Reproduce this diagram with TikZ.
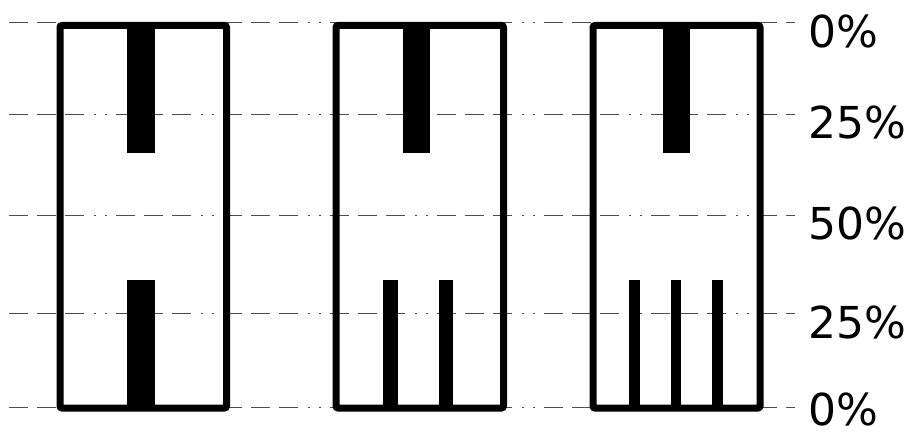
\documentclass[tikz,border=0pt]{standalone}
\usepackage{fontspec}
\setmainfont{DejaVu Sans}
\begin{document}
\begin{tikzpicture}[x=1pt, y=-1pt,
	every path/.style={line width=0.8pt},
	level/.style={draw=black!70, line width=1pt,
				dash pattern=on 19pt off 9pt on 19pt off 9pt on 19pt off 10pt on 2pt off 9pt on 2pt off 9pt},
	box/.style={draw=black, line width=7pt, rounded corners=2pt},
	bar/.style={fill=black, draw=none},
	pct/.style={anchor=base west, inner sep=0, font=\fontsize{44}{48}\selectfont}]
	\useasboundingbox (0,0) rectangle (912,435);
	% levels
	\draw[level] (9,23) -- (795,23);
	\draw[level] (9,115) -- (795,115);
	\draw[level] (9,216) -- (795,216);
	\draw[level] (9,314) -- (795,314);
	\draw[level] (9,407) -- (795,407);
	\node[pct] (p0t) at (808,48) {0\%};
	\node[pct] (p25t) at (808,139) {25\%};
	\node[pct] (p50) at (808,240) {50\%};
	\node[pct] (p25b) at (808,338) {25\%};
	\node[pct] (p0b) at (808,425) {0\%};
	% one wide leg
	\fill[bar] (127,25) rectangle (155,153);
	\fill[bar] (127,280) rectangle (155,408);
	\draw[box] (60,25.5) rectangle (226.5,408);
	% two legs
	\fill[bar] (403,25) rectangle (430,153);
	\fill[bar] (383,280) rectangle (398,408);
	\fill[bar] (439,280) rectangle (453,408);
	\draw[box] (336,25.5) rectangle (503.5,408);
	% three legs
	\fill[bar] (663,25) rectangle (690,153);
	\fill[bar] (629,280) rectangle (640,408);
	\fill[bar] (671,280) rectangle (681,408);
	\fill[bar] (712,280) rectangle (723,408);
	\draw[box] (593,25.5) rectangle (760,408);
\end{tikzpicture}
\end{document}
##########
Directions:
Transcribe the whole listing, character for character, but not its images.

Response to the exercise:
Reproduce this diagram with TikZ.
\documentclass[tikz,border=0pt]{standalone}
\usepackage{fontspec}
\setmainfont{DejaVu Sans}
\begin{document}
\begin{tikzpicture}[x=1pt, y=-1pt,
	every path/.style={line width=0.8pt},
	level/.style={draw=black!70, line width=1pt,
				dash pattern=on 19pt off 9pt on 19pt off 9pt on 19pt off 10pt on 2pt off 9pt on 2pt off 9pt},
	box/.style={draw=black, line width=7pt, rounded corners=2pt},
	bar/.style={fill=black, draw=none},
	pct/.style={anchor=base west, inner sep=0, font=\fontsize{44}{48}\selectfont}]
	\useasboundingbox (0,0) rectangle (912,435);
	% levels
	\draw[level] (9,23) -- (795,23);
	\draw[level] (9,115) -- (795,115);
	\draw[level] (9,216) -- (795,216);
	\draw[level] (9,314) -- (795,314);
	\draw[level] (9,407) -- (795,407);
	\node[pct] (p0t) at (808,48) {0\%};
	\node[pct] (p25t) at (808,139) {25\%};
	\node[pct] (p50) at (808,240) {50\%};
	\node[pct] (p25b) at (808,338) {25\%};
	\node[pct] (p0b) at (808,425) {0\%};
	% one wide leg
	\fill[bar] (127,25) rectangle (155,153);
	\fill[bar] (127,280) rectangle (155,408);
	\draw[box] (60,25.5) rectangle (226.5,408);
	% two legs
	\fill[bar] (403,25) rectangle (430,153);
	\fill[bar] (383,280) rectangle (398,408);
	\fill[bar] (439,280) rectangle (453,408);
	\draw[box] (336,25.5) rectangle (503.5,408);
	% three legs
	\fill[bar] (663,25) rectangle (690,153);
	\fill[bar] (629,280) rectangle (640,408);
	\fill[bar] (671,280) rectangle (681,408);
	\fill[bar] (712,280) rectangle (723,408);
	\draw[box] (593,25.5) rectangle (760,408);
\end{tikzpicture}
\end{document}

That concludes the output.